Reappearing onto the square, you see a huge statue of Chairman Mao, in front of a very impressive soviet styled government building.
The square has huge water fountains that are exceptionally beautiful at night and lots of places to grab some dinner. Walking back to the hotel, passing the Chengdu Sports Centre was a good way to end the day.
After a great breakfast at the Dorsett Grand Hotel we arrived at the The Wuhou Shrine. This was a place for the emperors, but now is more of a homage for his minister, Wuhou.
Though it was constructed to honour both him and emperor Liubei, Zhugeliang is the one who has more respect with the Chinese people.
The story of Zhugeliang is one of the greatest folk heroes in Chinese history and is recounted in literature, specifically in the novel Romance of the Three Kingdoms.
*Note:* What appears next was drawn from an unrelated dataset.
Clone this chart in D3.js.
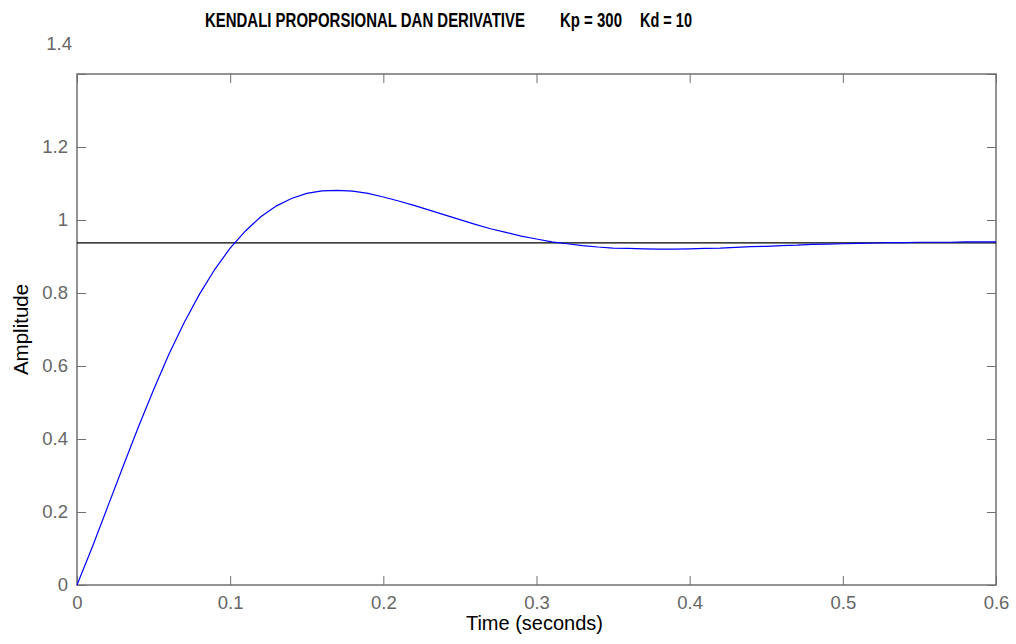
<!DOCTYPE html>
<html>
<head>
<meta charset="utf-8">
<script src="https://cdn.jsdelivr.net/npm/d3@7"></script>
<style>
  body { margin: 0; background: #fff; }
  text { font-family: "Liberation Sans", Arial, sans-serif; }
</style>
</head>
<body>
<div id="chart"></div>
<script>
// Step response data
const time = [0, 0.01, 0.02, 0.03, 0.04, 0.05, 0.06, 0.07, 0.08, 0.09,
  0.10, 0.11, 0.12, 0.13, 0.14, 0.15, 0.16, 0.17, 0.18, 0.19,
  0.20, 0.21, 0.22, 0.23, 0.24, 0.25, 0.26, 0.27, 0.28, 0.29,
  0.30, 0.31, 0.32, 0.33, 0.34, 0.35, 0.36, 0.37, 0.38, 0.39,
  0.40, 0.41, 0.42, 0.43, 0.44, 0.45, 0.46, 0.47, 0.48, 0.49,
  0.50, 0.51, 0.52, 0.53, 0.54, 0.55, 0.56, 0.57, 0.58, 0.59, 0.60];
const amplitude = [0, 0.104, 0.214, 0.324, 0.432, 0.535, 0.632, 0.719, 0.797, 0.865,
  0.923, 0.970, 1.009, 1.038, 1.059, 1.073, 1.080, 1.081, 1.079, 1.073,
  1.063, 1.052, 1.040, 1.027, 1.014, 1.001, 0.988, 0.976, 0.966, 0.956,
  0.948, 0.940, 0.935, 0.930, 0.926, 0.923, 0.922, 0.921, 0.920, 0.920,
  0.921, 0.922, 0.923, 0.925, 0.927, 0.928, 0.930, 0.931, 0.933, 0.934,
  0.935, 0.936, 0.937, 0.938, 0.938, 0.939, 0.939, 0.939, 0.940, 0.940, 0.940];
const steadyState = 0.9375;

const xTicks = [0, 0.1, 0.2, 0.3, 0.4, 0.5, 0.6];
const yTicks = [0, 0.2, 0.4, 0.6, 0.8, 1, 1.2, 1.4];

const W = 1016, H = 644;
const margin = { top: 74, right: 20, bottom: 59, left: 77 };
const iw = W - margin.left - margin.right;
const ih = H - margin.top - margin.bottom;

const svg = d3.select('#chart').append('svg')
  .attr('width', W).attr('height', H);

const g = svg.append('g').attr('transform', `translate(${margin.left},${margin.top})`);

const x = d3.scaleLinear().domain([0, 0.6]).range([0, iw]);
const y = d3.scaleLinear().domain([0, 1.4]).range([ih, 0]);

const axisColor = '#707070';
const fmt = d => (d === 0 ? '0' : d3.format('~g')(d));

// axes with inward ticks
const xb = g.append('g').attr('transform', `translate(0,${ih})`)
  .call(d3.axisBottom(x).tickValues(xTicks).tickSizeInner(-9).tickSizeOuter(0).tickPadding(11).tickFormat(fmt));
const xt = g.append('g')
  .call(d3.axisTop(x).tickValues(xTicks).tickSizeInner(-9).tickSizeOuter(0).tickFormat(''));
const yl = g.append('g')
  .call(d3.axisLeft(y).tickValues(yTicks).tickSizeInner(-9).tickSizeOuter(0).tickPadding(9).tickFormat(fmt));
const yr = g.append('g').attr('transform', `translate(${iw},0)`)
  .call(d3.axisRight(y).tickValues(yTicks).tickSizeInner(-9).tickSizeOuter(0).tickFormat(''));

[xb, xt, yl, yr].forEach(a => {
  a.select('.domain').remove();
  a.selectAll('line').attr('stroke', axisColor).attr('stroke-width', 1);
  a.selectAll('text').attr('fill', '#666').attr('font-size', 18.5)
    .attr('font-family', '"Liberation Sans", Arial, sans-serif');
});

// the top label sits above the box in the original
yl.selectAll('.tick').filter(d => d === 1.4).select('text')
  .attr('x', -5).attr('y', -30);

// box
g.append('rect')
  .attr('width', iw).attr('height', ih)
  .attr('fill', 'none').attr('stroke', axisColor).attr('stroke-width', 1.5);

// steady state line
g.append('line')
  .attr('x1', x(0)).attr('x2', x(0.6))
  .attr('y1', y(steadyState)).attr('y2', y(steadyState))
  .attr('stroke', '#000').attr('stroke-width', 1.2);

// response
const line = d3.line().x((d, i) => x(time[i])).y(d => y(d));
g.append('path')
  .datum(amplitude)
  .attr('d', line)
  .attr('fill', 'none')
  .attr('stroke', '#0000ff')
  .attr('stroke-width', 1.2);

// labels
svg.append('text')
  .attr('x', margin.left + iw / 2 - 2).attr('y', 630)
  .attr('text-anchor', 'middle').attr('font-size', 20).attr('fill', '#000')
  .text('Time (seconds)');

svg.append('text')
  .attr('transform', `translate(28,${margin.top + ih / 2}) rotate(-90)`)
  .attr('text-anchor', 'middle').attr('font-size', 20.5).attr('fill', '#000')
  .text('Amplitude');

// title pieces (condensed bold, squeezed to the original widths)
const titleParts = [
  { t: 'KENDALI PROPORSIONAL DAN DERIVATIVE', x: 205, w: 320 },
  { t: 'Kp = 300', x: 560, w: 62 },
  { t: 'Kd = 10', x: 640, w: 52 }
];
svg.selectAll('.title').data(titleParts).enter().append('text')
  .attr('class', 'title')
  .attr('font-size', 20.5).attr('font-weight', 'bold').attr('fill', '#000')
  .text(d => d.t)
  .each(function (d) {
    const nat = this.getComputedTextLength();
    d3.select(this).attr('transform', `translate(${d.x},27) scale(${d.w / nat},1)`);
  });
</script>
</body>
</html>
The amazing thing about this place is the food. Having a helping of delicious street food, set in the traditional architecture lanes is something you’ll never forget.
To walk off the meal, walking into the centre of Chengdu is a pleasant experience. Crossing the Jinjiang River and ending up at the people’s Park was brilliant. The park, with its statues and beautiful gardens, bring a freshness among the traffic and skyscrapers.
Diving underground to the metro line 2, we headed for Wenshuyuan Station and the Wenshu Yuan Monastery in Qingyang District.
The temple faces south with the Hall of Three Sages of the West, Four Heavenly Kings Hall, Dharma Hall, Buddhist Texts Library and Mahavira Hall, all aligned to the central axis of the complex. Also a few national treasures are housed in this monastery.
A finger bone relic of the Sakyamuni Buddha is enshrined in the temple and a parietal bone relic of Xuanzang is also preserved as well.
A lot of dynasties have played a part in the history of the monastery.
It all started with the Sui Dynasty, Five Dynasties and the Kingdoms, Song, Ming and Qing Dynasties and finally in 1983, the Republic of China authorised it as a National Key Buddhist Temple in the Han Chinese area.
With a market outside, Catherine and I picked up some food and walked the short trip back to the hotel as it was getting dark.
Our last day in Chengdu was spent in Tianfu Square and then on to the airport back to England.
Taking the airport bus no.1, you can reach the city centre in an hour. But be warned, like most cities in China the traffic can build up quite quickly and cause delays. A taxi cuts the time in half and only costs RMB 60 Yuan.
There were no direct routes between Xi’an and London, so we needed to try and find a direct one that didn’t involve the many other places we had visited in China, preferably. Luckily, British Airways had just opened a route to fly to Chengdu and Catherine and I thought why not. It also had pandas, so we were all happy.